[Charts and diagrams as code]
------------------------------------
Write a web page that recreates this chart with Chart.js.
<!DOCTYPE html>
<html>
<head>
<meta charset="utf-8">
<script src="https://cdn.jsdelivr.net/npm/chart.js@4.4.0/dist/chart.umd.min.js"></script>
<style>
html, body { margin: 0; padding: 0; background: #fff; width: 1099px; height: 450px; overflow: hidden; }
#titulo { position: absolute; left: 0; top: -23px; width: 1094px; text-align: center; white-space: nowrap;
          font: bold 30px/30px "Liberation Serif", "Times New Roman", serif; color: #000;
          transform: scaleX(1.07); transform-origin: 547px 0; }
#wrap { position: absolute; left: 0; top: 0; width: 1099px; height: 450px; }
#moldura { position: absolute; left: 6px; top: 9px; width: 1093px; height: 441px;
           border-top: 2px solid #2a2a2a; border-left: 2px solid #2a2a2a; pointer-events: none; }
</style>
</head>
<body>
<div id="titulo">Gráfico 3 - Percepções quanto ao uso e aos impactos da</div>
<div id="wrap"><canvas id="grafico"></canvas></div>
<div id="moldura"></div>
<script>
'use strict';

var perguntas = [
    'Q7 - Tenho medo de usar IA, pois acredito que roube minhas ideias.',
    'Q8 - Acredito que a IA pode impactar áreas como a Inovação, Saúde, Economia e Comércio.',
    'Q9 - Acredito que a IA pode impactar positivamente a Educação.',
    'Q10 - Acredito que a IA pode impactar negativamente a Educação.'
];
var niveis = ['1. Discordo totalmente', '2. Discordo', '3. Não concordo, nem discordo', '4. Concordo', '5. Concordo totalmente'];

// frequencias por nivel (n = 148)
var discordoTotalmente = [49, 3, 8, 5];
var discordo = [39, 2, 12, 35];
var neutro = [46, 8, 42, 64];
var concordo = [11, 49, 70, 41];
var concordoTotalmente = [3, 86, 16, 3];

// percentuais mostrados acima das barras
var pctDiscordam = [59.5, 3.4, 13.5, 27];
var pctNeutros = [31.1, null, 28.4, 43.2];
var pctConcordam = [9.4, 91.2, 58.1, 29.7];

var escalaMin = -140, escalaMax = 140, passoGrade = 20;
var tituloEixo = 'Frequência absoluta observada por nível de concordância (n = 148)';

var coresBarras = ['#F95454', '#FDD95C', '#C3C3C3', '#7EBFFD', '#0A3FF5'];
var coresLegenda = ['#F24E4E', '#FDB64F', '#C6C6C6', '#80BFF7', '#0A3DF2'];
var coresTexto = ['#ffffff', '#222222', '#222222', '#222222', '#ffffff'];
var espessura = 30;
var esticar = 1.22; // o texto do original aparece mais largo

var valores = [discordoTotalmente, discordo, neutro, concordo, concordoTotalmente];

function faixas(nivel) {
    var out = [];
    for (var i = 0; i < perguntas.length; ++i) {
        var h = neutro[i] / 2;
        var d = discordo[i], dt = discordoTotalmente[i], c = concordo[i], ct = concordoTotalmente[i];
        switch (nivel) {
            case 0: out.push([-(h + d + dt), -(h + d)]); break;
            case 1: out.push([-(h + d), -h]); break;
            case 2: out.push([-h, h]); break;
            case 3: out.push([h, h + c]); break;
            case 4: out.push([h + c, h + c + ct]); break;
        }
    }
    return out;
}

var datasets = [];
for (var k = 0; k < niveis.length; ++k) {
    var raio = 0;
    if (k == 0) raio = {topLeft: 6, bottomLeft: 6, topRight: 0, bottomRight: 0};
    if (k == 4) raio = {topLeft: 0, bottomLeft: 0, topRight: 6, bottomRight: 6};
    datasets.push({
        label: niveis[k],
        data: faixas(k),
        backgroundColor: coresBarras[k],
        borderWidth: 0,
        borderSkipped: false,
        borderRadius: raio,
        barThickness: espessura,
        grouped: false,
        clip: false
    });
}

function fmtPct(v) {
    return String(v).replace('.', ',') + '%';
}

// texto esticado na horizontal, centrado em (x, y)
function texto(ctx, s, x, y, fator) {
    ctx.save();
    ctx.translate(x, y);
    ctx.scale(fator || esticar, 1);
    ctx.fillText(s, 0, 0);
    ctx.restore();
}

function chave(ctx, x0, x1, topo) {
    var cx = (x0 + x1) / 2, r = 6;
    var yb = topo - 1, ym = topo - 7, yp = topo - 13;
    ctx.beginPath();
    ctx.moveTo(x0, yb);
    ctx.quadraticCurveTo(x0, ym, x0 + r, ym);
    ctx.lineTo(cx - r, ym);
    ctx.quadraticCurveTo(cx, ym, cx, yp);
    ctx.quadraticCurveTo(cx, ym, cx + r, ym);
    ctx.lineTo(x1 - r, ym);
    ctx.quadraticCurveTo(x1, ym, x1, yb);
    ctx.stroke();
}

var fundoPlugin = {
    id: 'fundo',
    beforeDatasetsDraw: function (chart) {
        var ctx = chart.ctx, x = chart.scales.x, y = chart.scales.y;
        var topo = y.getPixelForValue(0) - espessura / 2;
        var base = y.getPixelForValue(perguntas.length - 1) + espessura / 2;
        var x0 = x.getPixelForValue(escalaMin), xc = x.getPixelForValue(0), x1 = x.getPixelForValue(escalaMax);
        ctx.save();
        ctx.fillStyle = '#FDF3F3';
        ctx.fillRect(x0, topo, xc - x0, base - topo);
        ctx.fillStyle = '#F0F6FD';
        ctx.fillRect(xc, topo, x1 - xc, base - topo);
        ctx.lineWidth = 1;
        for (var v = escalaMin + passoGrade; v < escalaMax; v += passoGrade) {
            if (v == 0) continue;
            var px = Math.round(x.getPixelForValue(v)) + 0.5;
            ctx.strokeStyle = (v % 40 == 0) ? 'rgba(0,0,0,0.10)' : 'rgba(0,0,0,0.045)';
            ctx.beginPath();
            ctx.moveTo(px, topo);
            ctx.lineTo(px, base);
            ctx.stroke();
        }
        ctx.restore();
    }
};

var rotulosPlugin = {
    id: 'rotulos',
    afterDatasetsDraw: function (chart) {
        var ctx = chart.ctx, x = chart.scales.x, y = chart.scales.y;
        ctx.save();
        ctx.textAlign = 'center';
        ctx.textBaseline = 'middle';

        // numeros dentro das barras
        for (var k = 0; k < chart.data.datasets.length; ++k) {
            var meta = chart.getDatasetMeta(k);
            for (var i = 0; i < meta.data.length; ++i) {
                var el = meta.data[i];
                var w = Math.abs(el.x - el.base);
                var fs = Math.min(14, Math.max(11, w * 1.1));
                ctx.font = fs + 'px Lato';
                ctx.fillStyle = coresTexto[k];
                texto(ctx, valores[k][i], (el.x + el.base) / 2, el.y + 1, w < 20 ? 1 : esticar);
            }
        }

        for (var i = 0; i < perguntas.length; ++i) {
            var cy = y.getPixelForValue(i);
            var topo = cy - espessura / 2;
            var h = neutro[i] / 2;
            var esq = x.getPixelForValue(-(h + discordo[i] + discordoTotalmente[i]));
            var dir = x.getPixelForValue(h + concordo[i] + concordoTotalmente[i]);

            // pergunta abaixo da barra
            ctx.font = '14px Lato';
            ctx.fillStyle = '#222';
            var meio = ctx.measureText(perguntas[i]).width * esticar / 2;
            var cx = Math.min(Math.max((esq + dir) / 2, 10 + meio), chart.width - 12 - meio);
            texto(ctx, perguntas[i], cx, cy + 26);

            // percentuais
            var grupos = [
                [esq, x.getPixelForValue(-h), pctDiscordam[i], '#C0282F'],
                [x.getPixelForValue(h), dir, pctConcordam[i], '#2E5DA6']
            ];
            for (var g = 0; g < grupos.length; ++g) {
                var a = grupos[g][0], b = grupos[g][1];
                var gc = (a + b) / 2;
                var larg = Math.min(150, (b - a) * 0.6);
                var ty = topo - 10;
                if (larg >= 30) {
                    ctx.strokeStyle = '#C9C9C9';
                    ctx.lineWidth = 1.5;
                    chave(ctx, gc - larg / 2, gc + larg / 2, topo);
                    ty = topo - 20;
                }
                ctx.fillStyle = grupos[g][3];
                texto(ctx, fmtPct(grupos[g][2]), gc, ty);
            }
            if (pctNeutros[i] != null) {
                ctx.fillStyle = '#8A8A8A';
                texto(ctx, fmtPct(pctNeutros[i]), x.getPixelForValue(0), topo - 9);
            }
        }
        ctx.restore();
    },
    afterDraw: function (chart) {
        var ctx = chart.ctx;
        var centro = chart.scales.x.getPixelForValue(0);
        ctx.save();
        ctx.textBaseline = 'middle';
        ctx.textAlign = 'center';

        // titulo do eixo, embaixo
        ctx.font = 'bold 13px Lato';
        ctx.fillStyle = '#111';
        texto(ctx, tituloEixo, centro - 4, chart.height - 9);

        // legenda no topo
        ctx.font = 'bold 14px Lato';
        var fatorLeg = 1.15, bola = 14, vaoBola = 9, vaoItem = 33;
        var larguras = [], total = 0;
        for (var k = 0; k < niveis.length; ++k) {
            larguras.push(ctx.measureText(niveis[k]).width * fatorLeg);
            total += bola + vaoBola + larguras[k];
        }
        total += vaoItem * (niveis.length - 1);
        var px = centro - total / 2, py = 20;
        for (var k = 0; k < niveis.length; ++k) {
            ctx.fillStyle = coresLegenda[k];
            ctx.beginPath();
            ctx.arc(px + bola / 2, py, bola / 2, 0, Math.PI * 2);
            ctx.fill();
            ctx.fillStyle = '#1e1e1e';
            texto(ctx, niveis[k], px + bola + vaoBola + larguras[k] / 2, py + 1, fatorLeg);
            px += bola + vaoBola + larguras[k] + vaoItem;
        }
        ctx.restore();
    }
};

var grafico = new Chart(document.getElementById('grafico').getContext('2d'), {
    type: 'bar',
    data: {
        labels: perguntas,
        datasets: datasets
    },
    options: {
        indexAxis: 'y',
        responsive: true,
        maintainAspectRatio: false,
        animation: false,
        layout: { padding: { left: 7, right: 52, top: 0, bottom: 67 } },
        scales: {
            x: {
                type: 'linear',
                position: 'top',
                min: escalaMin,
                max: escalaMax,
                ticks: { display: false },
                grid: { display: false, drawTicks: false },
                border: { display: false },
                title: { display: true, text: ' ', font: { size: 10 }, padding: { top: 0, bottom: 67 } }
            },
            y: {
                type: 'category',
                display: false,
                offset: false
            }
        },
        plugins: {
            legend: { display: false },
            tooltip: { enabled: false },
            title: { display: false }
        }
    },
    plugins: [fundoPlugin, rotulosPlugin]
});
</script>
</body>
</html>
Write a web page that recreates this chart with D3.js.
------------------------------------
[Given problem]
Choose all lines containing the string "this" and copy them out.

[Completed task]
Write a web page that recreates this chart with Chart.js.
Write a web page that recreates this chart with D3.js.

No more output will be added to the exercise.